Wednesday, February 20, 2008

Diary Of The Dead Review


I've read a lot of good things about George Romero's new zombie movie, Diary Of The Dead. It's been on festivals' Top 10 lists and it's received great reviews in the papers, but I didn't know anyone personally who had seen it. I was really looking forward to Diary because Romero's last movie, Land Of The Dead, wasn't so hot, at least not compared to his previous masterpieces. I was hoping that he had learned from his mistakes in Land and would come out with a much better movie in the end. After leaving the theater, though, I now believe that Romero is failing in the same way the other George has, by pushing out sequels or prequels to franchises that may have been better off left alone.

Diary Of The Dead is a complete departure from the way Romero has made his previous zombie epics. It's filmed almost entirely from hand-held cameras, making it a more documentary experience. The premise is that a group of college kids are making a horror movie when they find out that the dead are rising and attacking people. After hearing this, all of the kids, including their alcoholic, British-accented professor, hop in their Winnebago so they can all get home to their families. And because it's the zombie apocalypse, they inevitably encounter zombies and many of them die in the process.
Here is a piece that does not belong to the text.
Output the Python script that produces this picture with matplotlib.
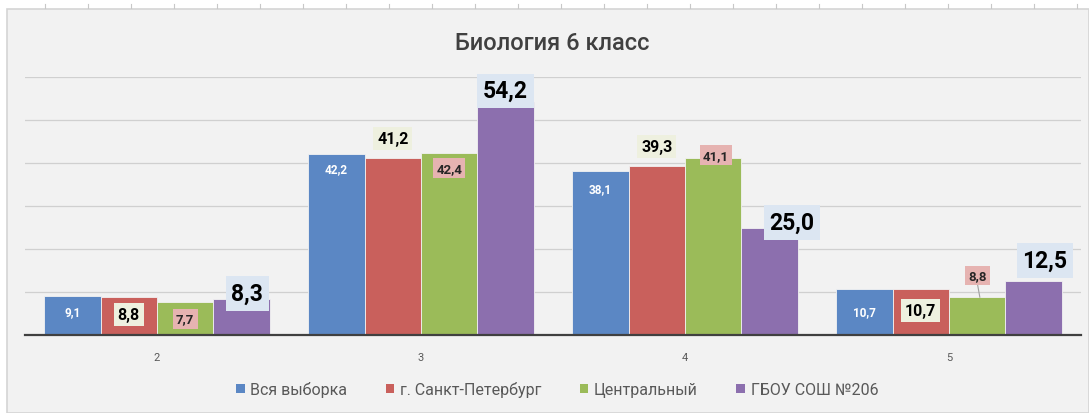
import numpy as np
import matplotlib
matplotlib.use('Agg')
import matplotlib.pyplot as plt
from matplotlib.patches import Rectangle

plt.rcParams['font.family'] = ['Roboto', 'DejaVu Sans']

categories = ['2', '3', '4', '5']
series = ['Вся выборка', 'г. Санкт-Петербург', 'Центральный', 'ГБОУ СОШ №206']
vsya = [9.1, 42.2, 38.1, 10.7]
spb = [8.8, 41.2, 39.3, 10.7]
central = [7.7, 42.4, 41.1, 8.8]
school = [8.3, 54.2, 25.0, 12.5]

colors = ['#5b87c4', '#c9605c', '#9bbb59', '#8c6fae']
# label look per series: text colour, box colour, size
label_style = [
	dict(color='white', box=None, size=8.5),
	dict(color='black', box='#eef0df', size=11.5),
	dict(color='#262626', box='#e6b3b1', size=9.5),
	dict(color='black', box='#dce6f2', size=16.5),
]
# where each label sits relative to its bar top (dx in bar widths, dy in value units)
label_offsets = [
	[(0, -3.7), (0, -3.4), (0, -4.0), (0, -5.3)],
	[(0, -4.1), (0, 4.6), (0, 4.6), (0, -5.1)],
	[(0, -4.0), (0, -3.6), (0.05, 0.7), (0, 5.0)],
	[(0.1, 1.3), (0, 2.6), (0.4, 1.2), (0.2, 4.8)],
]

values = [vsya, spb, central, school]

fig = plt.figure(figsize=(10.89, 4.14), dpi=100, facecolor='white')

# grey chart panel and the little ruler ticks above it
fig.patches.append(Rectangle((7/1089, 0), 1 - 7/1089, 404/414, transform=fig.transFigure,
	facecolor='#f2f2f2', edgecolor='#d4d4d4', lw=1.2, zorder=-10))
for xp in np.arange(45, 1089, 43):
	fig.add_artist(plt.Line2D([xp/1089, xp/1089], [1 - 5/414, 1 - 9/414], color='#c8c8c8', lw=0.8))

ax = fig.add_axes([25/1089, 1 - 336/414, (1081 - 25)/1089, (336 - 78)/414])
ax.set_facecolor('none')

x = np.arange(len(categories))
w = 0.2136
for i, (vals, col) in enumerate(zip(values, colors)):
	pos = x + (i - 1.5) * w
	ax.bar(pos, vals, width=w, color=col, edgecolor='#f2f2f2', lw=0.6, zorder=2)
	st = label_style[i]
	for j, v in enumerate(vals):
		dx, dy = label_offsets[i][j]
		txt = f'{v:.1f}'.replace('.', ',')
		bbox = None
		if st['box']:
			bbox = dict(boxstyle='square,pad=0.25', fc=st['box'], ec='none')
		ax.text(pos[j] + dx * w, v + dy, txt, ha='center', va='center', color=st['color'],
			fontsize=st['size'], fontweight='bold', bbox=bbox, zorder=4)
		if i == 2 and j == 3:
			ax.plot([pos[j], pos[j] + 0.01], [v + dy - 1.6, v], color='#a0a0a0', lw=0.8, zorder=3)

ax.set_xlim(-0.5, len(categories) - 0.5)
ax.set_ylim(0, 60)
ax.set_yticks(np.arange(0, 61, 10))
ax.set_yticklabels([])
ax.grid(axis='y', color='#d0d0d0', lw=0.9, zorder=0)
ax.tick_params(axis='y', length=0)
ax.set_xticks(x)
ax.set_xticklabels(categories, fontsize=8, color='#595959')
ax.tick_params(axis='x', length=0, pad=12)
for s in ['top', 'right', 'left']:
	ax.spines[s].set_visible(False)
ax.spines['bottom'].set_color('#404040')
ax.spines['bottom'].set_linewidth(1.6)
ax.spines['bottom'].set_zorder(5)

fig.text(552/1089, 1 - 43/414, 'Биология 6 класс', ha='center', va='center', fontsize=17,
	fontweight='medium', color='#404040')

handles = [Rectangle((0, 0), 1, 1, fc=c) for c in colors]
fig.legend(handles, series, loc='center', bbox_to_anchor=(557/1089, 1 - 390/414), ncol=4,
	frameon=False, fontsize=11.5, handlelength=0.55, handleheight=0.55, handletextpad=0.35,
	columnspacing=2.4, labelcolor='#595959')

fig.savefig('out.png', dpi=100, facecolor=fig.get_facecolor())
George Romero had good reasons for filming Diary Of The Dead with hand-held cameras. One of the primary reasons I see is because the traditional zombie movie has already been done (many, many times I might add). Romero himself created and defined the genre. There had been a period of time that every zombie movie that came out was just as bad as the last. That was until 28 Days Later was released in 2002. That movie re-imagined and re-defined the zombie genre. After that, you can't go back to making zombie films the way you used to 20 years ago. But that's unfortunately exactly what Romero tried to do 3 years later with Land Of The Dead. Sadly, he realized that a little too late. So even though he declared Land would be his last "Dead" movie, he had to come back for one more. This time, he had to make something new. So he took the documentary approach, with little more reason than because it's "new thing."

This "new thing" is the second reason he chose to film Diary with hand-held cameras. And I think he felt it was such an important choice, that he needed to make his audience very aware of why he was doing it. User generated content is what drives the internet these days. It's Web 2.0, YouTube, blogs, Flickr, Twitter, Wikipedia, everything comes from us and everybody else is trying to jump on and make some money off of it. Romero knows that all of this is signaling a massive change and he wanted to capture it. But he had to make sure that we knew it, too.

This brings me to one of the major problems with the movie: the "message." The primary videographer in Diary was Jason and he was the ridiculous clichéd risk-his-life-to-get-the-shot guy. His girlfriend Debra clearly didn't understand why he was doing what he was doing, and we were told a dozen times over just exactly why. "Because people will want to know what happened." "The news is lying to cover it up." "People need to know the truth." "If people see how we survive, then maybe they can learn from us." "We can save lives!!" Every 10 minutes, we heard another reason why Jason was filming instead of helping. We get it, George. Please give the audience some credit.

Unfortunately, Jason wasn't the only cliché character in the movie. He was one of many. Debra was another one, the whiny girlfriend who doesn't understand her boyfriend. There was the southern belle from Texas ("Don't mess with Texas!") who was worthless at fighting and complained more than anybody else. But of course she was able to fix the broken fuel line in the Winnebago because her Daddy taught her how. There's the badass loner with no home or family and the techy glasses-wearing geek who can hack anything to make it work. And probably the worst of them all was the professor, spouting line after awful drunken line of "refined intelligence." And of course the bow & arrow was his weapon of choice because it was more sportsmanlike, or something ridiculous like that. It was as if someone looked through a book of stock characters and said, "We'll have one of these, and one of those..."

With all of that being said, I still enjoyed it. I mean, it was a zombie movie after all. There were quite a few new, exciting, and awesomely inventive ways to kill zombies. I won't spoil anything, though, because those were some of the best parts of the movie. However, other than the zombies and their deaths, there wasn't much I specifically can say I liked about the movie. The thing is, this is a zombie movie made by the George A. Romero. We have such high expectations of him that seeing a zombie movie with his name on it that isn't anything but amazing leaves us unfulfilled. I guess when it comes down to it, I would have liked this a lot better if Romero hadn't made it. If I saw Diary Of The Dead knowing that Romero had nothing to do with it, I probably wouldn't have been so critical and most likely would have just enjoyed it as another zombie movie.